"Refractory" is just a word that means "very resistant to high temperatures." In the context of pottery and glassmaking, I need refractory material for the lining of my kiln(s) I am going to make. Regular, pure clay doesn't cut it. I can also use refractory for making bricks to hold up pieces in the kiln or to use for making the actual walls of a kiln, if I want to make one out of entirely my own materials.
For either of these purposes, I need a substance that is actually not only refractory, but also insulating. That is, it should neither break down at high temperatures nor should it let heat get past it. Tungsten metal is highly refractory but a poor insulator. Cotton is not refractory (will burst into flames at maybe 400 degrees F) but is a great insulator.
Pure earthenware clay by itself is mediocre at both of these things by itself--it will slump and melt at moderately high temperatures, and it isn't actually that great of an insulator (Think about how quickly your mug gets too hot to touch on the outside when you pour coffee in it). So we want to improve these qualities for furnace materials.
Refractory recipes can get very complicated, but for mine, I want only locally available ingredients. I am going to have 3 ingredients: dry grass, quartz sand, and some of the clay I prepared earlier here.
- The clay forms the main body of the material and holds everything together. It is also, of course, reasonably heat resistant.
- The sand raises the melting point of the material significantly, since quartz melts about 500 degrees celsius higher than earthenware clay does (note: sand is locally available, but this particular batch used hardware store sand just for now).
- The oven-dried grass helps hold everything together at first, since the clay mixed with sand is crumblier than pure clay (see here [link]). Later, the grass will burn away in the kiln and leave lots of tiny air pockets that will help insulate against heat transfer.
- ...another ingredient I could have added is wood ash. WASHED wood ash. I.e. the stuff left over after you have soaked new ashes in water and drained off the potash a few times (this will be the subject of an upcoming blog post, since potash is used for glass making and pottery glazes). Washed ash stuff is much more heat resistant than quartz, so replace a little or a lot of the sand with it, if it's available. It must be washed ash, though: raw ash contains potash, which is a chemical that actually lowers the melting point of quartz, and thus is counterproductive.

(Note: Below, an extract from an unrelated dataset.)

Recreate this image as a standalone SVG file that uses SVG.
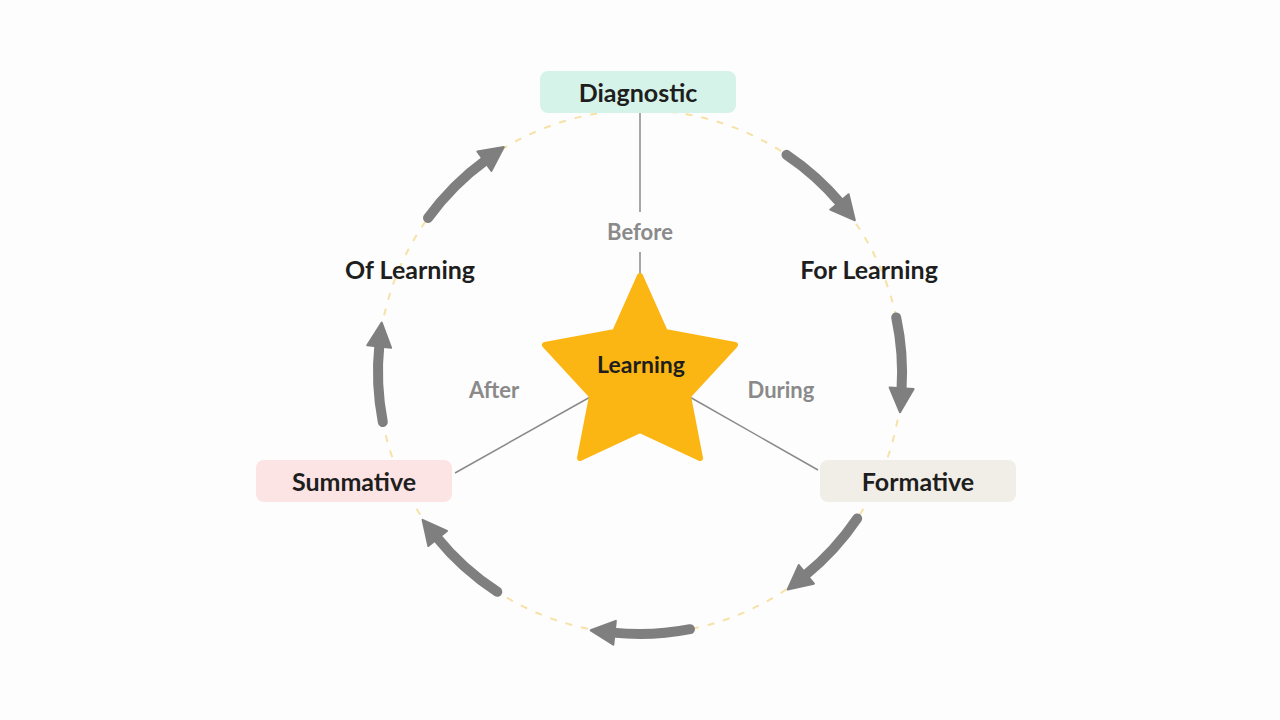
<svg xmlns="http://www.w3.org/2000/svg" width="1280" height="720" viewBox="0 0 1280 720">
<style>
.t{font-family:Lato,"Noto Sans",sans-serif;font-weight:bold;font-size:25px;fill:#1e1e1e;text-anchor:middle}
.g{font-family:Lato,"Noto Sans",sans-serif;font-weight:bold;font-size:22px;fill:#8a8a8a;text-anchor:middle}
.a{fill:none;stroke:#7f7f7f;stroke-width:10;stroke-linecap:round}
.l{stroke:#8a8a8a;stroke-width:1.5}
</style>
<defs>
<marker id="ah" markerUnits="userSpaceOnUse" markerWidth="30" markerHeight="30" viewBox="0 0 30 30" refX="4" refY="15" orient="auto">
<path d="M2 3 L26 15 L2 27 Z" fill="#7f7f7f" stroke="#7f7f7f" stroke-width="2" stroke-linejoin="round"/>
</marker>
</defs>
<rect width="1280" height="720" fill="#fdfdfd"/>
<circle cx="640" cy="372" r="262" fill="none" stroke="#f6e1a6" stroke-width="2" stroke-dasharray="7 9"/>
<g id="connectors">
<line class="l" x1="640" y1="113" x2="640" y2="212"/>
<line class="l" x1="640" y1="252" x2="640" y2="278"/>
<line class="l" x1="592" y1="396" x2="455" y2="473"/>
<line class="l" x1="688" y1="396" x2="818" y2="470"/>
<path class="a" marker-end="url(#ah)" d="M786.5 154.8 A262 262 0 0 1 840.7 203.5"/>
<path class="a" marker-end="url(#ah)" d="M896.2 317.5 A262 262 0 0 1 901.5 390.3"/>
<path class="a" marker-end="url(#ah)" d="M857.2 518.5 A262 262 0 0 1 804.8 575.6"/>
<path class="a" marker-end="url(#ah)" d="M690 629.2 A262 262 0 0 1 612.6 632.6"/>
<path class="a" marker-end="url(#ah)" d="M497.3 591.8 A262 262 0 0 1 436.4 536.9"/>
<path class="a" marker-end="url(#ah)" d="M382.8 422 A262 262 0 0 1 379.4 344.5"/>
<path class="a" marker-end="url(#ah)" d="M428 218 A262 262 0 0 1 486 160"/>
</g>
<g id="diagnostic"><rect x="540" y="71" width="196" height="42" rx="8" fill="#d6f3ea"/><text class="t" x="638" y="102">Diagnostic</text></g>
<g id="summative"><rect x="256" y="460" width="196" height="42" rx="8" fill="#fce4e4"/><text class="t" x="354" y="491">Summative</text></g>
<g id="formative"><rect x="820" y="460" width="196" height="42" rx="8" fill="#f1eee7"/><text class="t" x="918" y="491">Formative</text></g>
<g id="of-learning"><text class="t" x="410" y="279">Of Learning</text></g>
<g id="for-learning"><text class="t" x="869" y="279">For Learning</text></g>
<g id="before"><text class="g" x="640" y="240">Before</text></g>
<g id="after"><text class="g" x="494" y="398">After</text></g>
<g id="during"><text class="g" x="781" y="398">During</text></g>
<g id="learning">
<path d="M640 276 L665 332 L735 345 L688 396 L700 458 L640 430 L580 458 L592 396 L545 345 L615 332 Z" fill="#fbb614" stroke="#fbb614" stroke-width="6" stroke-linejoin="round"/>
<text class="t" x="641" y="373" style="font-size:23px">Learning</text>
</g>
</svg>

The ratio I'm using is about 50/50 clay and sand by volume and then about another equal part as the sum of the first two ingredients in dry grass by volume, loose (not packed!). In reality, it's probably something like 70/27/3 by mass for clay/sand/grass, but I don't know. It's easier for me to measure volume, so I'm just using that. Mix it all together, and you get something like this:
This is essentially adobe in it's raw form. You can build some pretty strong buildings out of this in dry climates if you let it bake in the sun for awhile, although you'd probably want more sand and grass in it.
The adobe is much harder to work with than pure clay, but making things like bricks is still easy. Below are some examples of bricks that I made out of this material and then fired (I'll cover firing in a later post). Click for a larger size. As you can see, the grass has burned away and left them porous. These things are super lightweight and feel like pumice, and their insulation is probably excellent. Unlike the raw adobe, though, the fired bricks are also extremely brittle and easy to break, since the binding strength of the grass has been removed and now actually hurts the strength of the material by leaving air behind instead.
The examples below actually used more like 60/65% sand, 35-40% clay by volume, and the fact that they are so brittle is why I'm now suggesting a 50/50 mixture instead (I also toned down the grass slightly from these bricks):
Notice the gray spots all over -- there was not enough oxygen and/or not enough time during firing. This is the same issue as that cheap hardware store pot I showed in an earlier post. It's not the end of the world, but it does increase brittleness even further, and I need to fix it. I'll discuss this more in my post(s) about firing clay.
You can also see a crack in the middle brick that formed just from roughly piling them in this stack! That's how brittle these are with the sand-heavy recipe... Again, use more clay than this (which I will be doing in the future).
Probably the most popular recipe for homemade refractory online is this one:
A version using perlite for insulation and cement as well.
It does not use local materials though. Even less local and not homemade are commercial versions:
An example of hardware store refractory.
My own version is adapted from commercial versions and the backyard metal casting website, but substituting locally plausible materials (the sand and clay are literally locally gathered) to fill all the same roles in about the same ratios.